Les chercheurs ont d’abord étudié la progression de la maladie chez la souris. Pour cela, ils ont provoqué l’activation constitutive de mTOR, spécifiquement dans les cellules du foie. « Nous savions déjà que l’enzyme mTOR participe au développement tumoral, car elle est le pivot central qui contrôle la croissance cellulaire. Cependant, dans le cas du CHC, nous ne savions pas quelles voies métaboliques et quels méchanismes de signalisation sont affectés en aval », raconte Yakir Guri. Les chercheurs ont découvert que le complexe mTORC2 (mTOR forme deux complexes protéiniques appelés mTORC1 et mTORC2) favorise la synthèse de nouveaux acides gras et de certains lipides. «La plupart des gens n’ont pas conscience que notre corps contient plus de types de lipides que de gènes. On pense qu’il en existe des milliers, affirme Yakir Guri. Avec l’équipe d’Howard Riezman, nous avons pu analyser une gamme étendue de ces lipides.»

 

La synthèse lipidique est nécessaire au développement tumoral

S’agissant des hépatocytes, cellules du foie qui assurent de nombreuses fonctions métaboliques, mTORC2 stimule particulièrement la production de deux espèces de lipides nécessaires à la croissance cellulaire : les sphingolipides et les cardiolipines. Les premiers sont des composants structurels des membranes cellulaires. Ils doivent être fournis en continu aux cellules pour qu’elles prolifèrent rapidement.

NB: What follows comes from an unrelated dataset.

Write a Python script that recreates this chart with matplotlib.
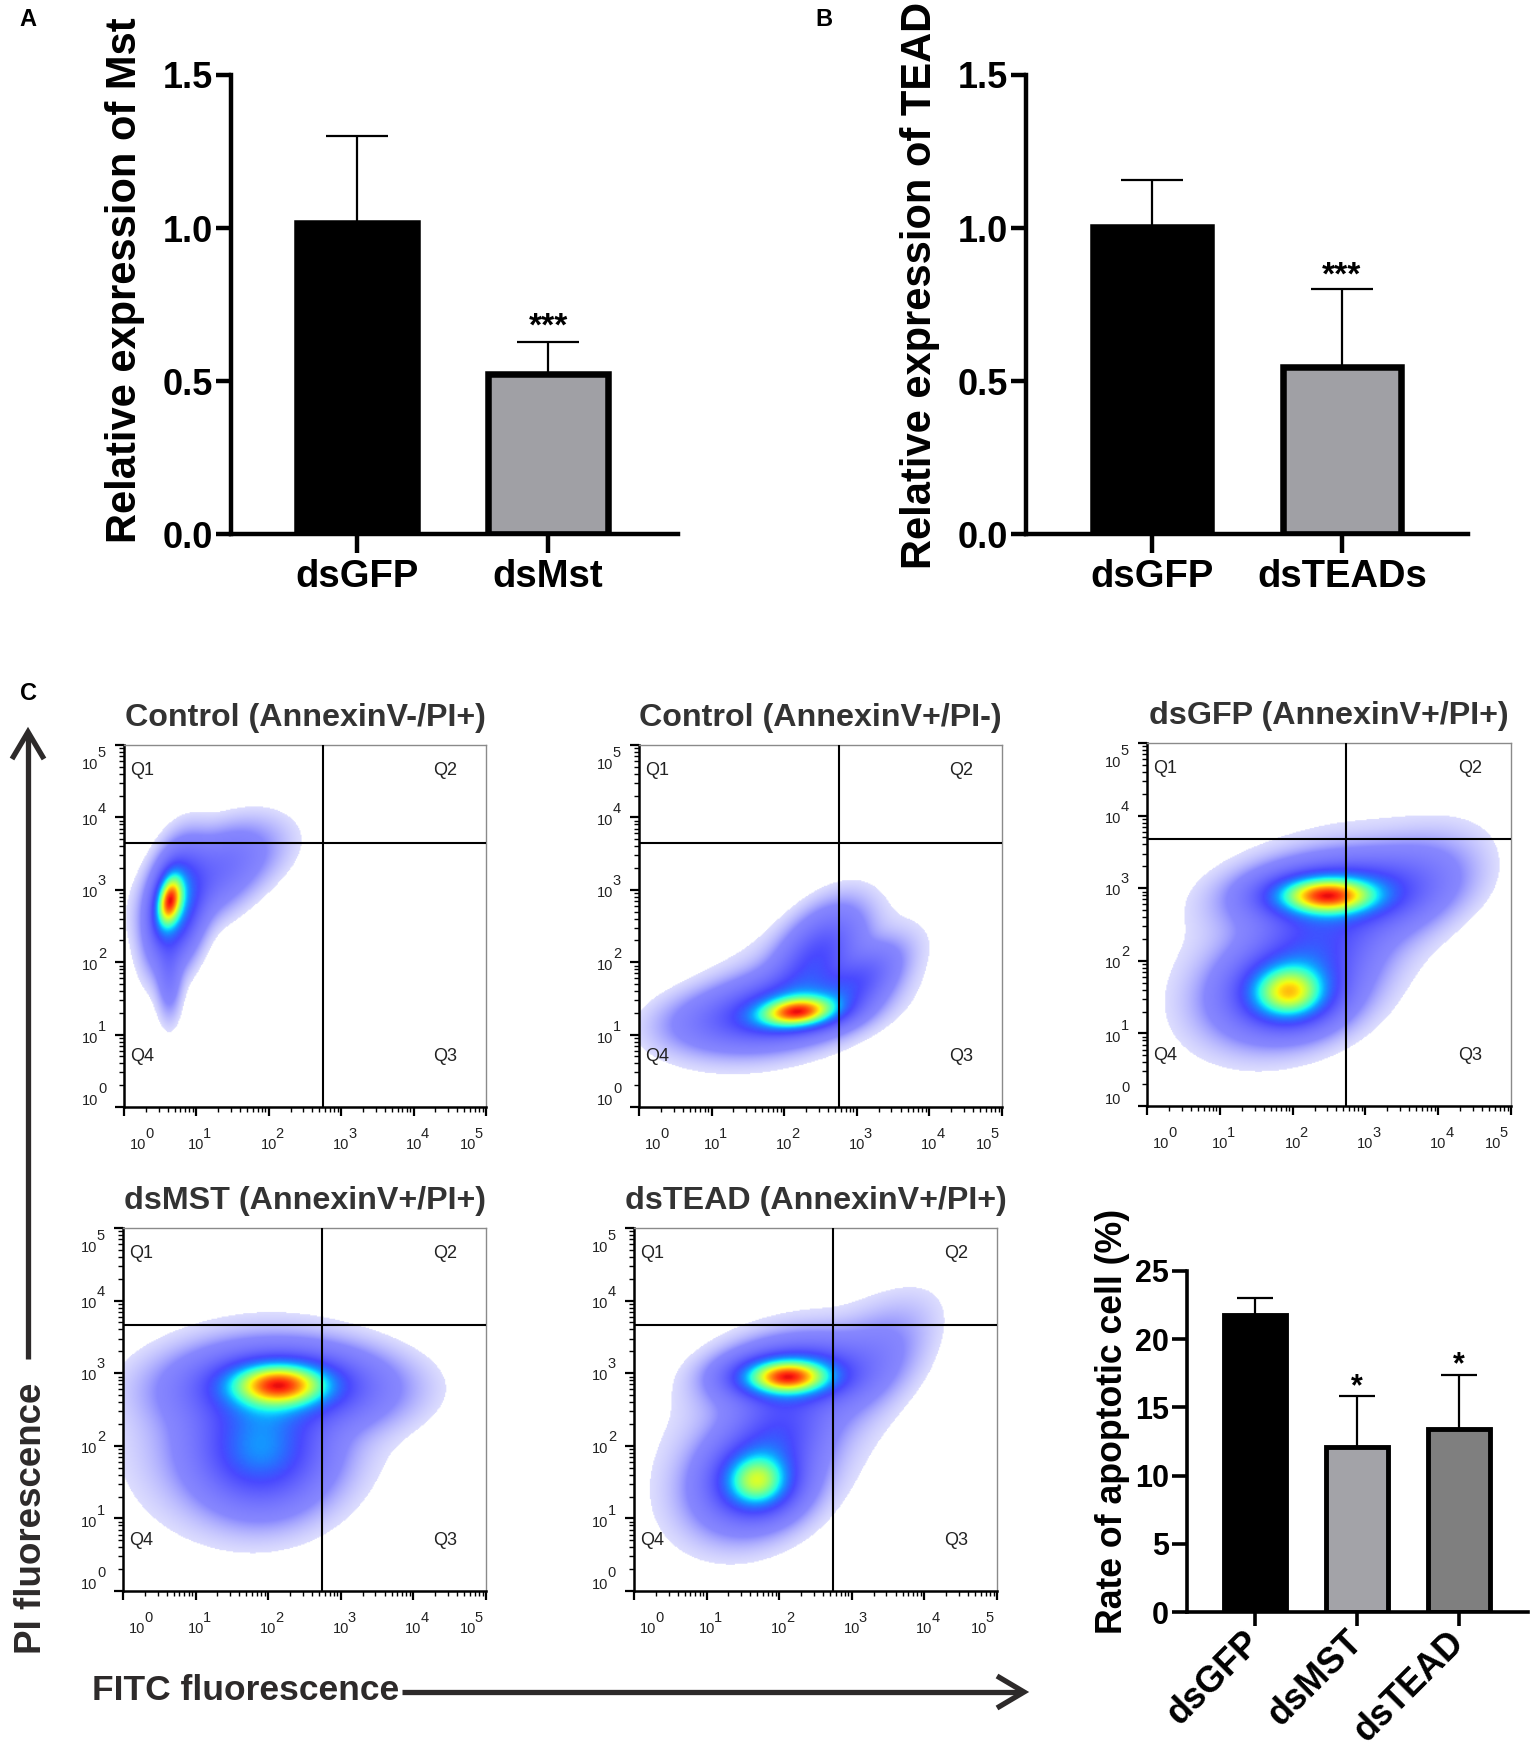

Les cardiolipines, elles, se trouvent dans la « centrale énergétique » des cellules, la mitochondrie, et participent à la production d’énergie nécessaire au métabolisme cellulaire. En augmentant la synthèse des cardiolipines, les cellules tumorales garantissent leur approvisionnement en énergie. « Les cellules cancéreuses dépendent de la synthèse de nouveaux acides gras et de lipides : si vous fermez le robinet de production, vous stoppez le développement des tumeurs ».

L’analyse d’échantillons de tissus appartenant à des patients atteints de carcinome hépatocellulaire a confirmé les observations réalisées à partir des modèles murins. L’activité du complexe mTORC2 est affectée dans les échantillons tumoraux prélevés sur les patients conduisant à la synthèse de novo d’acides gras et de lipides.  Le complexe de protéines mTORC2 joue donc un rôle clé dans le développement de tumeurs agressives. Cette étude marque une avancée importante pour le développement de potentielles interventions thérapeutiques. En effet, elle montre que l’utilisation ciblée d’inhibiteurs de la lipogenèse pourrait empêcher le développement tumoral.
Ce projet a été financé par le Conseil Européen de la Recherche (CER), la Fondation Recherche suisse contre le Cancer et le Pôle de Recherche National (PRN) Biologie chimique.